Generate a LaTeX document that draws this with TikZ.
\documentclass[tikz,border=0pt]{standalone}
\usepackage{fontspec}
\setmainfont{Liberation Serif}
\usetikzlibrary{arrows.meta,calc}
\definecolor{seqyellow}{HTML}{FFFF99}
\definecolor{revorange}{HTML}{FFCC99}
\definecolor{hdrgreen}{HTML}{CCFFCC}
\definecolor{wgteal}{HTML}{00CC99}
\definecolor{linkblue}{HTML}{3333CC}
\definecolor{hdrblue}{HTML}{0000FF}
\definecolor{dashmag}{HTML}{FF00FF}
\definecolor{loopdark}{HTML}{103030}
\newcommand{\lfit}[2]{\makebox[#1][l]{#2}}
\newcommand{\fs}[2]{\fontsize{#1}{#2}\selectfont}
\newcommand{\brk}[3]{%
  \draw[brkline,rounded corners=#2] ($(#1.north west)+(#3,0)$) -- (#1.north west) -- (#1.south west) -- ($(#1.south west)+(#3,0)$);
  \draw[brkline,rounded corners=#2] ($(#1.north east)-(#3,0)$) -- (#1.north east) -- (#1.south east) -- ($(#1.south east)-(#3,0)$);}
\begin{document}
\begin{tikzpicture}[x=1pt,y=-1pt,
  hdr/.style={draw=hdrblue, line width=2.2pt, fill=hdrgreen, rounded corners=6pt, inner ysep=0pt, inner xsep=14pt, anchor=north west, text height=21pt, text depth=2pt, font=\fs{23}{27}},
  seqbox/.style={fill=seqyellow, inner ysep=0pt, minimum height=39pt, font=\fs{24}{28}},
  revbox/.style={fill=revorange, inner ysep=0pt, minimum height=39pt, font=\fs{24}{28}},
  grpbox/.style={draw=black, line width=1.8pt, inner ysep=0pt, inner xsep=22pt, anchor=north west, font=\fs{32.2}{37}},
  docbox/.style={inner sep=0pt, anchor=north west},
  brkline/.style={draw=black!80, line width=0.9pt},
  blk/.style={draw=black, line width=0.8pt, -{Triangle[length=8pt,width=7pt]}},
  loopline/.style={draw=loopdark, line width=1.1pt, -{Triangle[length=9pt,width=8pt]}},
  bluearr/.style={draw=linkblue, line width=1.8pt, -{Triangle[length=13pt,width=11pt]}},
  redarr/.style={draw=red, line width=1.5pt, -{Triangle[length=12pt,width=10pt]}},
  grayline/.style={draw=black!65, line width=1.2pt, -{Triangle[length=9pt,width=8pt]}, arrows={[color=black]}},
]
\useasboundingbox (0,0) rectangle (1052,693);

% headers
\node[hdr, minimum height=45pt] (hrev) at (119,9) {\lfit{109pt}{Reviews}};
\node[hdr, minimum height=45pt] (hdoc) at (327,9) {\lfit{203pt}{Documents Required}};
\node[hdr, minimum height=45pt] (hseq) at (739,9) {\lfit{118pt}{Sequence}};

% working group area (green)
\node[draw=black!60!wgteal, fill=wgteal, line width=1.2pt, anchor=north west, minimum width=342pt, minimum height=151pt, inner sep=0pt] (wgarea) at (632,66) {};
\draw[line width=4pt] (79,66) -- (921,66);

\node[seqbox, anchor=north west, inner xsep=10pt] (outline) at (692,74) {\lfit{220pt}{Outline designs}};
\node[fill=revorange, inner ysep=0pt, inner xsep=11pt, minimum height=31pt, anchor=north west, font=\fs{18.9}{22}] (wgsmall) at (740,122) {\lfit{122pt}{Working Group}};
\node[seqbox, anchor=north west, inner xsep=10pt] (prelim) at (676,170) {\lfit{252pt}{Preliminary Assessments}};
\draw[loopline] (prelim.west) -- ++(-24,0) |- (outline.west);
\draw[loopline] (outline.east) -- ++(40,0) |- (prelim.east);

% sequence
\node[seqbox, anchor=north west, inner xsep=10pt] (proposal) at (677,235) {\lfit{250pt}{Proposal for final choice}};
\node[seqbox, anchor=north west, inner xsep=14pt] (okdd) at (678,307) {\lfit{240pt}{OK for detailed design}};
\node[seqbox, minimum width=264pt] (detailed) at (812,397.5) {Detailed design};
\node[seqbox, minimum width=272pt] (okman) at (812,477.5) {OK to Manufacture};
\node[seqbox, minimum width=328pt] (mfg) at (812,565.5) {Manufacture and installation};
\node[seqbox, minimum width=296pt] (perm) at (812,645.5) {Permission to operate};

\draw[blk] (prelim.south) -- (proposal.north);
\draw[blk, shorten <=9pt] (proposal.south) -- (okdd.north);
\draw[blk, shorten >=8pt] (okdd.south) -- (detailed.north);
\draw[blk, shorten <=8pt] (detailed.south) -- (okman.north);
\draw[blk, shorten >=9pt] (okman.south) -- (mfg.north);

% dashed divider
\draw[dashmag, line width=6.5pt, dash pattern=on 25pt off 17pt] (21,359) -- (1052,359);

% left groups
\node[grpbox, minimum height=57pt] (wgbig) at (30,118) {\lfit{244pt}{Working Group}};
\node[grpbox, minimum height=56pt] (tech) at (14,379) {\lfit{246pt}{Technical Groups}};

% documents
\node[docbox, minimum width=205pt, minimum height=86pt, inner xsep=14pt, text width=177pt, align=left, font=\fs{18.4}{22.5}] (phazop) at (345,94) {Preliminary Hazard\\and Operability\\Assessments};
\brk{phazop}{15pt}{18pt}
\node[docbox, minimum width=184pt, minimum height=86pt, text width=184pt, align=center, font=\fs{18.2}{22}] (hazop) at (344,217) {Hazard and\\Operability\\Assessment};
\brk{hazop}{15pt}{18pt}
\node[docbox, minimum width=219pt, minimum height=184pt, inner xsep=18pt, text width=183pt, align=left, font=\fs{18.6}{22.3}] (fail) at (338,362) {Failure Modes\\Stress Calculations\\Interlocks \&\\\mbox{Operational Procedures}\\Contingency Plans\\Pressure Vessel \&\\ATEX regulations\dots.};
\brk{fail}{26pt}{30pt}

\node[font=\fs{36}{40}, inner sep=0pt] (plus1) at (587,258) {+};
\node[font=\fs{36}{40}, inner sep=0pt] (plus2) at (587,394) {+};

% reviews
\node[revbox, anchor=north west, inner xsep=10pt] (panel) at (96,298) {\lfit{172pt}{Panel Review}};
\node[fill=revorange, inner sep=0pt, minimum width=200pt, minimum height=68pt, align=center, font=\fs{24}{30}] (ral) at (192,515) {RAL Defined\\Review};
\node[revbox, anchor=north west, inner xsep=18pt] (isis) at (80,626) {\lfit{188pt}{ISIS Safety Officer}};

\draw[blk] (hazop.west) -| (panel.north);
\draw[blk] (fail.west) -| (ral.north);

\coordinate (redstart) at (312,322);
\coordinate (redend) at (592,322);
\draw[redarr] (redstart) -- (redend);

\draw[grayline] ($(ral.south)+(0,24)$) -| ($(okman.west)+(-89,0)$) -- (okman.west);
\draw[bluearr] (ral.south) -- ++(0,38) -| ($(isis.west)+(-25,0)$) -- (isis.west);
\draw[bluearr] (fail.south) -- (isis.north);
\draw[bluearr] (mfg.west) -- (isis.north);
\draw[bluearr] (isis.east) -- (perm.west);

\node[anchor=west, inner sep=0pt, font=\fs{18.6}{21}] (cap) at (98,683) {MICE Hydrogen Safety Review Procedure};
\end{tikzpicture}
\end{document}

**What to work on**
Each line of the listing should be copied exactly.

**Task response**
Generate a LaTeX document that draws this with TikZ.
\documentclass[tikz,border=0pt]{standalone}
\usepackage{fontspec}
\setmainfont{Liberation Serif}
\usetikzlibrary{arrows.meta,calc}
\definecolor{seqyellow}{HTML}{FFFF99}
\definecolor{revorange}{HTML}{FFCC99}
\definecolor{hdrgreen}{HTML}{CCFFCC}
\definecolor{wgteal}{HTML}{00CC99}
\definecolor{linkblue}{HTML}{3333CC}
\definecolor{hdrblue}{HTML}{0000FF}
\definecolor{dashmag}{HTML}{FF00FF}
\definecolor{loopdark}{HTML}{103030}
\newcommand{\lfit}[2]{\makebox[#1][l]{#2}}
\newcommand{\fs}[2]{\fontsize{#1}{#2}\selectfont}
\newcommand{\brk}[3]{%
  \draw[brkline,rounded corners=#2] ($(#1.north west)+(#3,0)$) -- (#1.north west) -- (#1.south west) -- ($(#1.south west)+(#3,0)$);
  \draw[brkline,rounded corners=#2] ($(#1.north east)-(#3,0)$) -- (#1.north east) -- (#1.south east) -- ($(#1.south east)-(#3,0)$);}
\begin{document}
\begin{tikzpicture}[x=1pt,y=-1pt,
  hdr/.style={draw=hdrblue, line width=2.2pt, fill=hdrgreen, rounded corners=6pt, inner ysep=0pt, inner xsep=14pt, anchor=north west, text height=21pt, text depth=2pt, font=\fs{23}{27}},
  seqbox/.style={fill=seqyellow, inner ysep=0pt, minimum height=39pt, font=\fs{24}{28}},
  revbox/.style={fill=revorange, inner ysep=0pt, minimum height=39pt, font=\fs{24}{28}},
  grpbox/.style={draw=black, line width=1.8pt, inner ysep=0pt, inner xsep=22pt, anchor=north west, font=\fs{32.2}{37}},
  docbox/.style={inner sep=0pt, anchor=north west},
  brkline/.style={draw=black!80, line width=0.9pt},
  blk/.style={draw=black, line width=0.8pt, -{Triangle[length=8pt,width=7pt]}},
  loopline/.style={draw=loopdark, line width=1.1pt, -{Triangle[length=9pt,width=8pt]}},
  bluearr/.style={draw=linkblue, line width=1.8pt, -{Triangle[length=13pt,width=11pt]}},
  redarr/.style={draw=red, line width=1.5pt, -{Triangle[length=12pt,width=10pt]}},
  grayline/.style={draw=black!65, line width=1.2pt, -{Triangle[length=9pt,width=8pt]}, arrows={[color=black]}},
]
\useasboundingbox (0,0) rectangle (1052,693);

% headers
\node[hdr, minimum height=45pt] (hrev) at (119,9) {\lfit{109pt}{Reviews}};
\node[hdr, minimum height=45pt] (hdoc) at (327,9) {\lfit{203pt}{Documents Required}};
\node[hdr, minimum height=45pt] (hseq) at (739,9) {\lfit{118pt}{Sequence}};

% working group area (green)
\node[draw=black!60!wgteal, fill=wgteal, line width=1.2pt, anchor=north west, minimum width=342pt, minimum height=151pt, inner sep=0pt] (wgarea) at (632,66) {};
\draw[line width=4pt] (79,66) -- (921,66);

\node[seqbox, anchor=north west, inner xsep=10pt] (outline) at (692,74) {\lfit{220pt}{Outline designs}};
\node[fill=revorange, inner ysep=0pt, inner xsep=11pt, minimum height=31pt, anchor=north west, font=\fs{18.9}{22}] (wgsmall) at (740,122) {\lfit{122pt}{Working Group}};
\node[seqbox, anchor=north west, inner xsep=10pt] (prelim) at (676,170) {\lfit{252pt}{Preliminary Assessments}};
\draw[loopline] (prelim.west) -- ++(-24,0) |- (outline.west);
\draw[loopline] (outline.east) -- ++(40,0) |- (prelim.east);

% sequence
\node[seqbox, anchor=north west, inner xsep=10pt] (proposal) at (677,235) {\lfit{250pt}{Proposal for final choice}};
\node[seqbox, anchor=north west, inner xsep=14pt] (okdd) at (678,307) {\lfit{240pt}{OK for detailed design}};
\node[seqbox, minimum width=264pt] (detailed) at (812,397.5) {Detailed design};
\node[seqbox, minimum width=272pt] (okman) at (812,477.5) {OK to Manufacture};
\node[seqbox, minimum width=328pt] (mfg) at (812,565.5) {Manufacture and installation};
\node[seqbox, minimum width=296pt] (perm) at (812,645.5) {Permission to operate};

\draw[blk] (prelim.south) -- (proposal.north);
\draw[blk, shorten <=9pt] (proposal.south) -- (okdd.north);
\draw[blk, shorten >=8pt] (okdd.south) -- (detailed.north);
\draw[blk, shorten <=8pt] (detailed.south) -- (okman.north);
\draw[blk, shorten >=9pt] (okman.south) -- (mfg.north);

% dashed divider
\draw[dashmag, line width=6.5pt, dash pattern=on 25pt off 17pt] (21,359) -- (1052,359);

% left groups
\node[grpbox, minimum height=57pt] (wgbig) at (30,118) {\lfit{244pt}{Working Group}};
\node[grpbox, minimum height=56pt] (tech) at (14,379) {\lfit{246pt}{Technical Groups}};

% documents
\node[docbox, minimum width=205pt, minimum height=86pt, inner xsep=14pt, text width=177pt, align=left, font=\fs{18.4}{22.5}] (phazop) at (345,94) {Preliminary Hazard\\and Operability\\Assessments};
\brk{phazop}{15pt}{18pt}
\node[docbox, minimum width=184pt, minimum height=86pt, text width=184pt, align=center, font=\fs{18.2}{22}] (hazop) at (344,217) {Hazard and\\Operability\\Assessment};
\brk{hazop}{15pt}{18pt}
\node[docbox, minimum width=219pt, minimum height=184pt, inner xsep=18pt, text width=183pt, align=left, font=\fs{18.6}{22.3}] (fail) at (338,362) {Failure Modes\\Stress Calculations\\Interlocks \&\\\mbox{Operational Procedures}\\Contingency Plans\\Pressure Vessel \&\\ATEX regulations\dots.};
\brk{fail}{26pt}{30pt}

\node[font=\fs{36}{40}, inner sep=0pt] (plus1) at (587,258) {+};
\node[font=\fs{36}{40}, inner sep=0pt] (plus2) at (587,394) {+};

% reviews
\node[revbox, anchor=north west, inner xsep=10pt] (panel) at (96,298) {\lfit{172pt}{Panel Review}};
\node[fill=revorange, inner sep=0pt, minimum width=200pt, minimum height=68pt, align=center, font=\fs{24}{30}] (ral) at (192,515) {RAL Defined\\Review};
\node[revbox, anchor=north west, inner xsep=18pt] (isis) at (80,626) {\lfit{188pt}{ISIS Safety Officer}};

\draw[blk] (hazop.west) -| (panel.north);
\draw[blk] (fail.west) -| (ral.north);

\coordinate (redstart) at (312,322);
\coordinate (redend) at (592,322);
\draw[redarr] (redstart) -- (redend);

\draw[grayline] ($(ral.south)+(0,24)$) -| ($(okman.west)+(-89,0)$) -- (okman.west);
\draw[bluearr] (ral.south) -- ++(0,38) -| ($(isis.west)+(-25,0)$) -- (isis.west);
\draw[bluearr] (fail.south) -- (isis.north);
\draw[bluearr] (mfg.west) -- (isis.north);
\draw[bluearr] (isis.east) -- (perm.west);

\node[anchor=west, inner sep=0pt, font=\fs{18.6}{21}] (cap) at (98,683) {MICE Hydrogen Safety Review Procedure};
\end{tikzpicture}
\end{document}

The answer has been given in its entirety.